Reproduce the records below exactly as they appear, omitting any pictures they contain.

━━━━━━━━━━━━━━━━━━━━

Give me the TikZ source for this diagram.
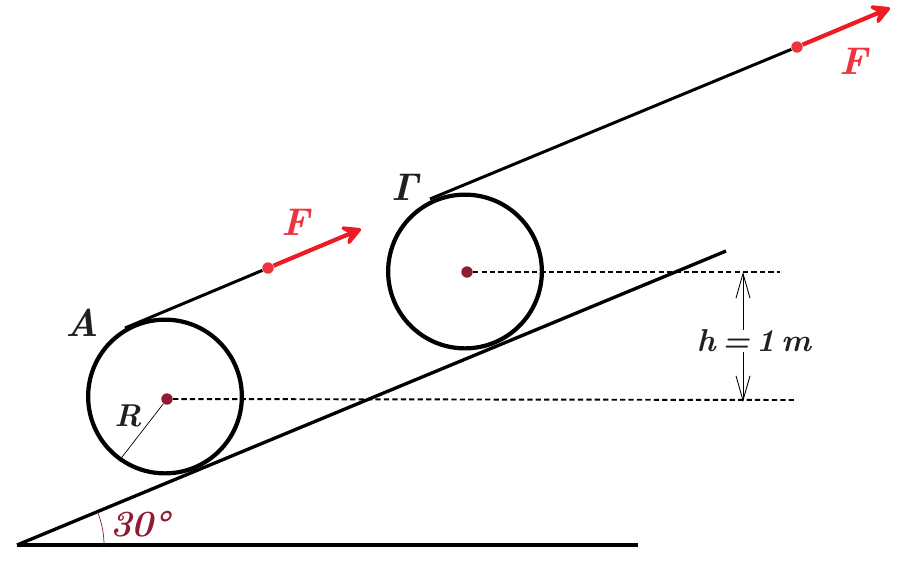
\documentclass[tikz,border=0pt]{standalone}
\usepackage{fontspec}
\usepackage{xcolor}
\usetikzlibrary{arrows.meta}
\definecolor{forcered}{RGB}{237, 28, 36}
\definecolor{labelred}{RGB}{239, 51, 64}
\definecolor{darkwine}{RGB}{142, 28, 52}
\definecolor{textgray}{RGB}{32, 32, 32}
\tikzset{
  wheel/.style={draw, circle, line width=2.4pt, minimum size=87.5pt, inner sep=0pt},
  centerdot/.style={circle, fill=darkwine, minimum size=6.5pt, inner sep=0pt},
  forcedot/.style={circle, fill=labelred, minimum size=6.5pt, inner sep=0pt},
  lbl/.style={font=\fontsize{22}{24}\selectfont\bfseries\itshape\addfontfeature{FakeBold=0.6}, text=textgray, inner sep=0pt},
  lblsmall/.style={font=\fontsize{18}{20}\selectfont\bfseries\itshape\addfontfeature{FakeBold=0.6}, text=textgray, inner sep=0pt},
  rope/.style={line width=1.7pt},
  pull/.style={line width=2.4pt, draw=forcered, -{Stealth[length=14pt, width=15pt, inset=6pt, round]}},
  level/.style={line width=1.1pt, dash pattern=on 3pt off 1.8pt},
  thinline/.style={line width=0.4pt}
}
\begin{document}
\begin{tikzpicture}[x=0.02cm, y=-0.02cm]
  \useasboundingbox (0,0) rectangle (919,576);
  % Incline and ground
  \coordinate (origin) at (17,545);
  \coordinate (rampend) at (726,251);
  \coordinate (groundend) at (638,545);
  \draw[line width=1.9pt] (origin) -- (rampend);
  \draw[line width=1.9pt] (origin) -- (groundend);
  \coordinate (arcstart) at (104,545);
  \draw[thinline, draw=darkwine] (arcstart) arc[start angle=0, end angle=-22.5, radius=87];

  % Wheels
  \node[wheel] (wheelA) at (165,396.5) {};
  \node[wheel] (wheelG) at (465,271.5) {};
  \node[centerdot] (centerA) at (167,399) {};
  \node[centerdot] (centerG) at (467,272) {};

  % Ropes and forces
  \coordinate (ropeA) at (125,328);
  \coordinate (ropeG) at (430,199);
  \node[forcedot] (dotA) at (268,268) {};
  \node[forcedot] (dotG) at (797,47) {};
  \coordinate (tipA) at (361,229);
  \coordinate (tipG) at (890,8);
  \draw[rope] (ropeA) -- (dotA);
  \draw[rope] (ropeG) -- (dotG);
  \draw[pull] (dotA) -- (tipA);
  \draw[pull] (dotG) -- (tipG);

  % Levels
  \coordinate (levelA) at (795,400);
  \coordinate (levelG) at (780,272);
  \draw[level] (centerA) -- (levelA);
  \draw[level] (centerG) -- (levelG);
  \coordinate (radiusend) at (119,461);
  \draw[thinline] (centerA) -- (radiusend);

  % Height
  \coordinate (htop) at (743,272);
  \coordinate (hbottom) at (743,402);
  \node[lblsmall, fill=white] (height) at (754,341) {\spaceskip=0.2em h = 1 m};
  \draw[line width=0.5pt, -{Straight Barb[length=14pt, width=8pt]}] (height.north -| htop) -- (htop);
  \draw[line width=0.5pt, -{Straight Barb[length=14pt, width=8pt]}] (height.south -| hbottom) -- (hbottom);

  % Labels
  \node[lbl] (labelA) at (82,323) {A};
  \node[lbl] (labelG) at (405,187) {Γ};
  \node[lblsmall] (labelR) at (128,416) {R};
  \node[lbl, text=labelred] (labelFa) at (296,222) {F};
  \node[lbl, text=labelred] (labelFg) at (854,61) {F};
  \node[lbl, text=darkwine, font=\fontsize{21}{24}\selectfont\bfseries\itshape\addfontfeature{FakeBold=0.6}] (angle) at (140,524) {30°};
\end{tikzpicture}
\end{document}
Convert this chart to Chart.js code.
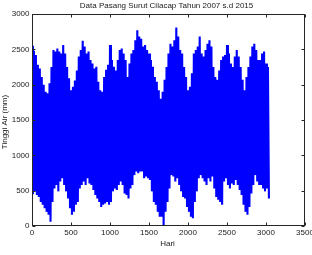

━━━━━━━━━━━━━━━━━━━━

• _COMPLETE OUTPUT_
Give me the TikZ source for this diagram.
\documentclass[tikz,border=0pt]{standalone}
\usepackage{fontspec}
\usepackage{xcolor}
\usetikzlibrary{arrows.meta}
\definecolor{forcered}{RGB}{237, 28, 36}
\definecolor{labelred}{RGB}{239, 51, 64}
\definecolor{darkwine}{RGB}{142, 28, 52}
\definecolor{textgray}{RGB}{32, 32, 32}
\tikzset{
  wheel/.style={draw, circle, line width=2.4pt, minimum size=87.5pt, inner sep=0pt},
  centerdot/.style={circle, fill=darkwine, minimum size=6.5pt, inner sep=0pt},
  forcedot/.style={circle, fill=labelred, minimum size=6.5pt, inner sep=0pt},
  lbl/.style={font=\fontsize{22}{24}\selectfont\bfseries\itshape\addfontfeature{FakeBold=0.6}, text=textgray, inner sep=0pt},
  lblsmall/.style={font=\fontsize{18}{20}\selectfont\bfseries\itshape\addfontfeature{FakeBold=0.6}, text=textgray, inner sep=0pt},
  rope/.style={line width=1.7pt},
  pull/.style={line width=2.4pt, draw=forcered, -{Stealth[length=14pt, width=15pt, inset=6pt, round]}},
  level/.style={line width=1.1pt, dash pattern=on 3pt off 1.8pt},
  thinline/.style={line width=0.4pt}
}
\begin{document}
\begin{tikzpicture}[x=0.02cm, y=-0.02cm]
  \useasboundingbox (0,0) rectangle (919,576);
  % Incline and ground
  \coordinate (origin) at (17,545);
  \coordinate (rampend) at (726,251);
  \coordinate (groundend) at (638,545);
  \draw[line width=1.9pt] (origin) -- (rampend);
  \draw[line width=1.9pt] (origin) -- (groundend);
  \coordinate (arcstart) at (104,545);
  \draw[thinline, draw=darkwine] (arcstart) arc[start angle=0, end angle=-22.5, radius=87];

  % Wheels
  \node[wheel] (wheelA) at (165,396.5) {};
  \node[wheel] (wheelG) at (465,271.5) {};
  \node[centerdot] (centerA) at (167,399) {};
  \node[centerdot] (centerG) at (467,272) {};

  % Ropes and forces
  \coordinate (ropeA) at (125,328);
  \coordinate (ropeG) at (430,199);
  \node[forcedot] (dotA) at (268,268) {};
  \node[forcedot] (dotG) at (797,47) {};
  \coordinate (tipA) at (361,229);
  \coordinate (tipG) at (890,8);
  \draw[rope] (ropeA) -- (dotA);
  \draw[rope] (ropeG) -- (dotG);
  \draw[pull] (dotA) -- (tipA);
  \draw[pull] (dotG) -- (tipG);

  % Levels
  \coordinate (levelA) at (795,400);
  \coordinate (levelG) at (780,272);
  \draw[level] (centerA) -- (levelA);
  \draw[level] (centerG) -- (levelG);
  \coordinate (radiusend) at (119,461);
  \draw[thinline] (centerA) -- (radiusend);

  % Height
  \coordinate (htop) at (743,272);
  \coordinate (hbottom) at (743,402);
  \node[lblsmall, fill=white] (height) at (754,341) {\spaceskip=0.2em h = 1 m};
  \draw[line width=0.5pt, -{Straight Barb[length=14pt, width=8pt]}] (height.north -| htop) -- (htop);
  \draw[line width=0.5pt, -{Straight Barb[length=14pt, width=8pt]}] (height.south -| hbottom) -- (hbottom);

  % Labels
  \node[lbl] (labelA) at (82,323) {A};
  \node[lbl] (labelG) at (405,187) {Γ};
  \node[lblsmall] (labelR) at (128,416) {R};
  \node[lbl, text=labelred] (labelFa) at (296,222) {F};
  \node[lbl, text=labelred] (labelFg) at (854,61) {F};
  \node[lbl, text=darkwine, font=\fontsize{21}{24}\selectfont\bfseries\itshape\addfontfeature{FakeBold=0.6}] (angle) at (140,524) {30°};
\end{tikzpicture}
\end{document}
Convert this chart to Chart.js code.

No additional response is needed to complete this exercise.